Tuesday 2 September 2014

Silence - is it golden?

Silence....

This post is a hard one to write. Let's go back a few months ago.
I want to apologize for not 'continuing' my journey as I had planned. My life has been - well - hectic x 1000! Due to family circumstances I needed to find employment that would give me more than 1 day a week. I landed a 'good' j-o-b that became all consuming. Hard pressure sales job. The job itself isn't hard but the leadership - lets just say they need to read more people-skills books. The pressure was mounting. I had quite a bit to deal with on the home front and now add this job stress. My body decided it would revolt to the pressure and I began to crumble. Checked in with my doctor - he strongly suggested a "stress leave" and "change of job". Easier said than done on both counts! SO to add to the already mounting anxiety/panic attacks - now I feel guilty (that I left a large hole in the company where I occupied space) and now - sit? Relax? Enjoy life? WHAT?!? How do I do that?!? I'm not lazy?!? I have some hard lessons to learn here!



I'm not writing this so I receive sympathy or as a poor me - I'm writing this to tell myself - I have a plan. I know how to get through this! I'm giving myself a self talk. I need to speak positive to myself. I heard a speaker once say,  "if your loved one spoke to you like you speak to yourself - you would probably punch them in the throat"
SO why do we speak so negatively to ourselves? I need to take time and dig deep. I have been reading leadership, attitude, relationship books for quite a while now. I have been preparing for this day (unknowingly of course).


I have been surrounded by an ocean of negative words and attitudes from this j-o-b for months. As a child/youth I had always heard: GARBAGE IN/GARBAGE OUT. Ouch.  It is so hard to live positive when you are surrounded by negative - I tried. I fought to stay positive. The problem was, I wasn't allowing any time for positive influences to combat the negative.
I was allowing the negative to take over. The war raging inside was so real. I am a strong person - if you know 'the personalities' yup - I'm a raging choleric! I thought nothing could take me down. As they say; the first step to recovery is admitting you have a problem. Up until last week however, I could feel I was losing control. Silence was killing me. Sherri crying at work! What? You get the idea. I need to move on.
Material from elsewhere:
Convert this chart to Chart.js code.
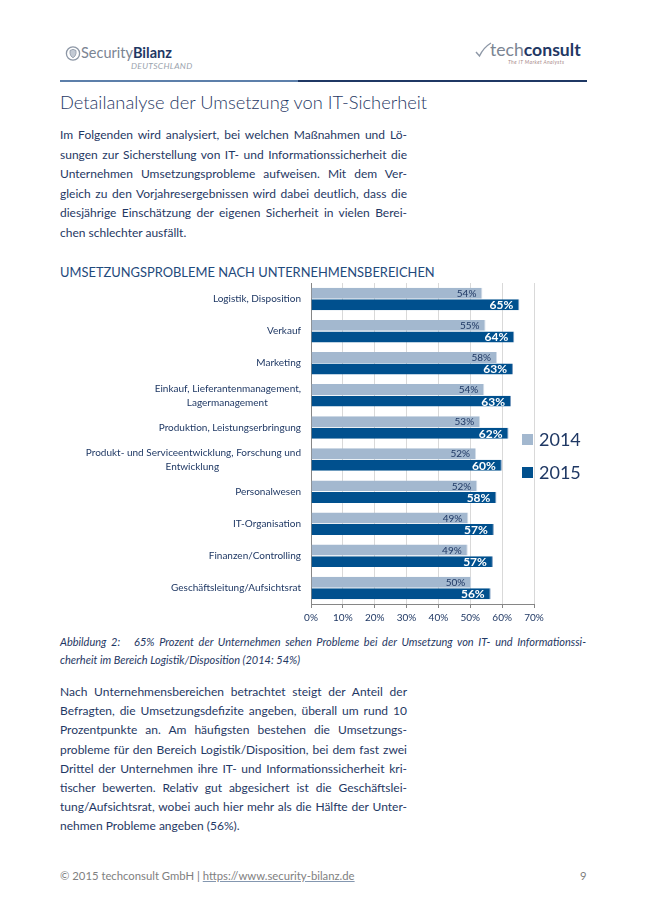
<!DOCTYPE html>
<html lang="de">
<head>
<meta charset="utf-8">
<title>Detailanalyse der Umsetzung von IT-Sicherheit</title>
<script src="https://cdn.jsdelivr.net/npm/chart.js@4.4.1/dist/chart.umd.min.js"></script>
<style>
  html, body { margin: 0; padding: 0; background: #fff; }
  body {
    width: 647px; height: 919px; position: relative; overflow: hidden;
    font-family: Lato, "Noto Sans", sans-serif; color: #1f3864;
  }
  .abs { position: absolute; }
  .rule-a { left: 60px; top: 80px; width: 238px; height: 2px; background: #5c7faa; }
  .rule-b { left: 298px; top: 80px; width: 289px; height: 2px; background: #1f3864; }
  .title { left: 60px; top: 90px; font-size: 18.3px; line-height: 24px; font-weight: 300; white-space: nowrap; }
  .para { left: 60px; width: 347px; font-size: 12px; }
  .para div, .caption div { text-align: justify; text-align-last: justify; white-space: nowrap; }
  .para div.last, .caption div.last { text-align-last: left; }
  .p1 { top: 125px; line-height: 19.6px; }
  .p2 { top: 682px; line-height: 19.2px; }
  .ctitle { left: 60px; top: 264px; font-size: 12.9px; line-height: 16px; color: #1f4a7c; white-space: nowrap; }
  .caption { left: 60px; top: 633px; width: 526px; font-size: 11px; line-height: 18px; font-style: italic; }
  #chartBox { left: 60px; top: 266px; width: 490px; height: 360px; }
  .legend { left: 522px; font-size: 18px; line-height: 22px; color: #1f3864; white-space: nowrap; }
  .legend span.sw { display: inline-block; width: 11px; height: 11px; margin-right: 6px; vertical-align: 1px; }
  .footer { left: 60px; top: 868px; font-size: 11.3px; line-height: 16px; color: #7f7f7f; white-space: nowrap; }
  .footer u { text-decoration-color: #8497b0; }
  .pagenum { left: 580px; top: 868px; font-size: 11.3px; line-height: 16px; color: #7f7f7f; }
</style>
</head>
<body>

<!-- Kopfzeile -->
<svg class="abs" style="left:65px;top:45px" width="16" height="17" viewBox="0 0 16 17">
  <circle cx="8" cy="8.5" r="6.6" fill="none" stroke="#8d97a6" stroke-width="1.3"/>
  <path d="M5 5.5 L8 4.3 L11 5.5 L11 8.5 Q10.5 11.5 8 12.8 Q5.5 11.5 5 8.5 Z" fill="#c3cad4" stroke="#8d97a6" stroke-width="0.8"/>
</svg>
<div class="abs" style="left:81px;top:44px;font-size:14.5px;line-height:18px;white-space:nowrap">
  <span style="color:#7b8593">Security</span><span style="font-weight:bold;color:#1f3864">Bilanz</span>
</div>
<div class="abs" style="left:131px;top:61px;font-size:8.5px;line-height:10px;font-style:italic;color:#9aa3ae;letter-spacing:0.3px">DEUTSCHLAND</div>

<svg class="abs" style="left:475px;top:42px" width="17" height="17" viewBox="0 0 17 17">
  <path d="M1 10 L4.5 14 Q8.5 5.5 16 1" fill="none" stroke="#8d97a6" stroke-width="1.4"/>
</svg>
<div class="abs" style="left:490px;top:40px;font-size:17.6px;line-height:20px;white-space:nowrap">
  <span style="color:#7b8593">tech</span><span style="font-weight:bold;color:#1f3864">consult</span>
</div>
<div class="abs" style="left:508px;top:59px;font-size:5px;line-height:6px;font-style:italic;color:#a88a8a;letter-spacing:0.4px">The IT Market Analysts</div>

<div class="abs rule-a"></div>
<div class="abs rule-b"></div>

<div class="abs title">Detailanalyse der Umsetzung von IT-Sicherheit</div>

<div class="abs para p1">
  <div>Im Folgenden wird analysiert, bei welchen Maßnahmen und Lö-</div>
  <div>sungen zur Sicherstellung von IT- und Informationssicherheit die</div>
  <div>Unternehmen Umsetzungsprobleme aufweisen. Mit dem Ver-</div>
  <div>gleich zu den Vorjahresergebnissen wird dabei deutlich, dass die</div>
  <div>diesjährige Einschätzung der eigenen Sicherheit in vielen Berei-</div>
  <div class="last">chen schlechter ausfällt.</div>
</div>

<div class="abs ctitle">UMSETZUNGSPROBLEME NACH UNTERNEHMENSBEREICHEN</div>

<div class="abs" id="chartBox"><canvas id="barChart"></canvas></div>
<div id="legendBox"></div>

<div class="abs caption">
  <div>Abbildung 2:&nbsp;&nbsp; 65% Prozent der Unternehmen sehen Probleme bei der Umsetzung von IT- und Informationssi-</div>
  <div class="last">cherheit im Bereich Logistik/Disposition (2014: 54%)</div>
</div>

<div class="abs para p2">
  <div>Nach Unternehmensbereichen betrachtet steigt der Anteil der</div>
  <div>Befragten, die Umsetzungsdefizite angeben, überall um rund 10</div>
  <div>Prozentpunkte an. Am häufigsten bestehen die Umsetzungs-</div>
  <div>probleme für den Bereich Logistik/Disposition, bei dem fast zwei</div>
  <div>Drittel der Unternehmen ihre IT- und Informationssicherheit kri-</div>
  <div>tischer bewerten. Relativ gut abgesichert ist die Geschäftslei-</div>
  <div>tung/Aufsichtsrat, wobei auch hier mehr als die Hälfte der Unter-</div>
  <div class="last">nehmen Probleme angeben (56%).</div>
</div>

<div class="abs footer">© 2015 techconsult GmbH | <u>https://www.security-bilanz.de</u></div>
<div class="abs pagenum">9</div>

<script>
// Daten aus der Abbildung
const categories = [
    'Logistik, Disposition',
    'Verkauf',
    'Marketing',
    ['Einkauf, Lieferantenmanagement,', 'Lagermanagement'],
    'Produktion, Leistungserbringung',
    ['Produkt- und Serviceentwicklung, Forschung und', 'Entwicklung'],
    'Personalwesen',
    'IT-Organisation',
    'Finanzen/Controlling',
    'Geschäftsleitung/Aufsichtsrat'
];
const seriesLabels = ['2014', '2015'];
const values2014 = [53.8, 54.8, 58.4, 54.4, 53.1, 51.8, 52.2, 49.4, 49.2, 50.3];
const values2015 = [65.4, 63.8, 63.4, 62.8, 62.0, 59.9, 58.2, 57.4, 57.1, 56.4];
const xTicks = [0, 10, 20, 30, 40, 50, 60, 70];

const colors = ['#a3b8cf', '#00508e'];
const textColor = '#1f3864';
const labelFont = 'Lato, "Noto Sans", sans-serif';

// mehrzeilige Beschriftungen zentriert ausrichten (mit Leerzeichen auffüllen)
function centerLines(label) {
    if (!Array.isArray(label)) return label;
    const c = document.createElement('canvas').getContext('2d');
    c.font = '10px ' + labelFont;
    const widths = label.map(l => c.measureText(l).width);
    const maxW = Math.max(...widths);
    const sp = c.measureText('\u00a0').width;
    return label.map((l, i) => l + '\u00a0'.repeat(Math.round((maxW - widths[i]) / 2 / sp)));
}

// Prozentwerte an den Balkenenden
const barValueLabels = {
    id: 'barValueLabels',
    afterDatasetsDraw(chart) {
        const ctx = chart.ctx;
        chart.data.datasets.forEach((ds, i) => {
            chart.getDatasetMeta(i).data.forEach((bar, j) => {
                ctx.save();
                ctx.font = (i === 0 ? '10px ' : 'bold 12px ') + labelFont;
                ctx.fillStyle = i === 0 ? textColor : '#ffffff';
                ctx.textAlign = 'right';
                ctx.textBaseline = 'middle';
                ctx.fillText(Math.round(ds.data[j]) + '%', bar.x - 6, bar.y + 0.5);
                ctx.restore();
            });
        });
    }
};

document.addEventListener('DOMContentLoaded', function() {
    const ctx = document.getElementById('barChart').getContext('2d');

    new Chart(ctx, {
        type: 'bar',
        data: {
            labels: categories.map(centerLines),
            datasets: [{
                label: seriesLabels[0],
                data: values2014,
                backgroundColor: colors[0],
                borderColor: '#d3dde8',
                borderWidth: { top: 0, right: 1, bottom: 0, left: 0 },
                borderSkipped: false,
                categoryPercentage: 0.72,
                barPercentage: 0.95
            }, {
                label: seriesLabels[1],
                data: values2015,
                backgroundColor: colors[1],
                borderColor: '#7b9cc0',
                borderWidth: { top: 0, right: 1, bottom: 0, left: 0 },
                borderSkipped: false,
                categoryPercentage: 0.72,
                barPercentage: 0.95
            }]
        },
        options: {
            indexAxis: 'y',
            responsive: true,
            maintainAspectRatio: false,
            animation: false,
            layout: { padding: { top: 0, right: 16, left: 0, bottom: 0 } },
            plugins: {
                legend: { display: false },
                tooltip: { enabled: false }
            },
            scales: {
                x: {
                    min: 0,
                    max: 70,
                    afterBuildTicks: axis => { axis.ticks = xTicks.map(v => ({ value: v })); },
                    afterFit: axis => { axis.height = 22; },
                    grid: { color: '#d9d9d9', tickColor: '#868686', tickLength: 4 },
                    border: { color: '#868686' },
                    ticks: {
                        callback: v => v + '%',
                        color: textColor,
                        font: { family: labelFont, size: 10 },
                        padding: 4,
                        maxRotation: 0
                    }
                },
                y: {
                    afterFit: axis => { axis.width = 251; },
                    grid: { display: false, drawTicks: false },
                    border: { display: true, color: '#868686' },
                    ticks: {
                        color: textColor,
                        font: { family: labelFont, size: 10, lineHeight: 1.4 },
                        padding: 10,
                        autoSkip: false
                    }
                }
            }
        },
        plugins: [barValueLabels]
    });

    // Legende rechts neben dem Diagramm
    const legendBox = document.getElementById('legendBox');
    const legendTops = [428, 461];
    seriesLabels.forEach((lbl, i) => {
        const item = document.createElement('div');
        item.className = 'abs legend';
        item.style.top = legendTops[i] + 'px';
        item.innerHTML = '<span class="sw" style="background:' + colors[i] + '"></span>' + lbl;
        legendBox.appendChild(item);
    });
});
</script>
</body>
</html>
So - moving forward what am I going to do? The doctor has ordered me to stop what I am doing, and get better. First things first. Positive In will result in Positive Out.

Back to reading. 

Not fiction or the latest books in the must read shelves at the nearest bookstore. Books that will help me change my life. My attitude. Help me with relationships with my husband, my kids, and my friends. Books that the authors have fruit on the tree. They have successfully mastered what they have written. I have leadership and motivational cds coming out my ears. Again - positive influence.

I need to listen to them daily.

I need to reach down and find all the life principles I have learned over the years and start the healing process.

 It's time.


At the same time - stop looking so hard at myself and help others. Thousands of people need something positive spoken over their life! I need to be careful that I don't consume myself with me. Surround myself again with those that are encouraging and uplifting. TALK to people! Not whining or poor me. It's ok for people to know you are going through something. My mom always said, 'is it a hill to die on'. There are times that whatever the 'fight' is, isn't worth dying for. A petty argument or a silly issue. Other times? Absolutely! Fight for your freedom, your rights, your life!

Right now - I'm yelling from the mountain tops! FIGHT! Don't sit silent and try to wish it away. Allow people to help you. Allow people to speak into your life. If you need someone to talk to? I'm here. Don't be silent. Help yourself. Only YOU can pull yourself out. YOU have to make the decision to get out of bed. Look in the mirror and say, YOU are great. YOU have a purpose. YOU need to make a difference.